IPv6 is coming (really), and you need to be ready
Yes, in case you haven’t heard, the world is running out of IP addresses and you can escape the drama by making sure your site is IPv6 capable. All those gadgets that connect to the internet are leading to the exhaustion of IPv4 addresses — and the proliferation of devices and services that require an IP address is making it increasingly imperative to move over to the new version.
While Europe ran out of IPv4 addresses in September, Asia’s pool was depleted in May 2011 and the US is scheduled to hit its saturation point sometime next year, Africa’s Regional Registry for Internet Number Resources estimated in 2011 that the continent would still be good for another 3-4 years. Using a telephone metaphor, White says that “if you don’t take care of this, it’s like someone not being able to dial your number. You’ll need to be IPv6 capable in two to three years, so get started now.”
Really use your data to innovate
Yes, Big Data is very sexy right now, but it needs to be used properly. It’s important to “put big data to work for decision-making,” says White, explaining that businesses should mine the data for answers, but also take a step back and look at patterns that emerge to find new questions to ask.
He referenced former Starbucks’ CIO Stephen Gillett, who quoted the phrase “plan big, start small, fail fast, scale soon”, saying businesses should use the data they collect to lay a secure foundation for future efforts. He said that businesses can run multiple pilots to test the waters, but they should monitor them closely and kill off those which fail quickly, and have the data analytics in place before they start anything.
Realise the potential of gamification (no, it isn’t all about Angry Birds)
It’s been said before, but gamification is a serious trend. It’s being used to incentivise everything from fitness apps to call centre work to online stores, but many people still don’t realise the potential of the technique.

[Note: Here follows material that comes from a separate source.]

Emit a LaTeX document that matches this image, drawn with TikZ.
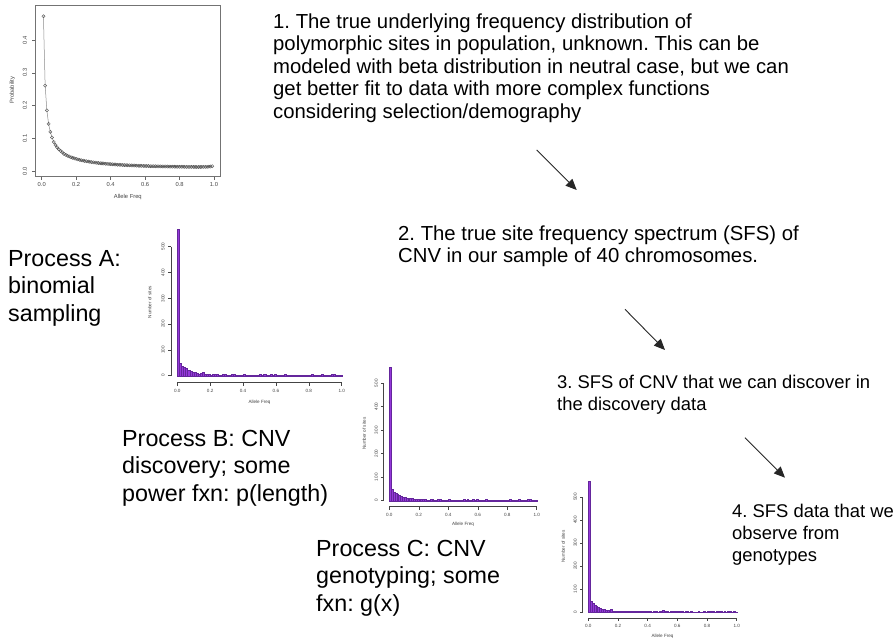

“It doesn’t look like a game — it’s not joysticks and shoot em ups and golden coins, it’s the mechanics of gaming built into enterprise systems,” explains White. We’ll be seeing more game-y elements like leaderboards and rewards built into unexpected things in the future.
You will be hacked. Find a way to deal with it
Just look at the news recently: the list of companies who’ve run foul of hackers includes everyone from Facebook to the New York Times, Apple and LinkedIn. No one is safe. If you’re not being hacked now, you will be some day. Some estimates suggest 94% of cyber breaches go unreported, but businesses are still cooped up behind so-called perimeter security, making it easy for hackers to do whatever they want once they’re inside the system.
White suggests setting up systems to protect against the increasing threat from sophisticated hackers, which allow vulnerabilities to be quickly isolated from the rest of the business’ information. Businesses will increasingly also need to go beyond just identifying threats, but actually investigate the hackers and their motives to ensure the solution to the hack isn’t just a temporary band-aid.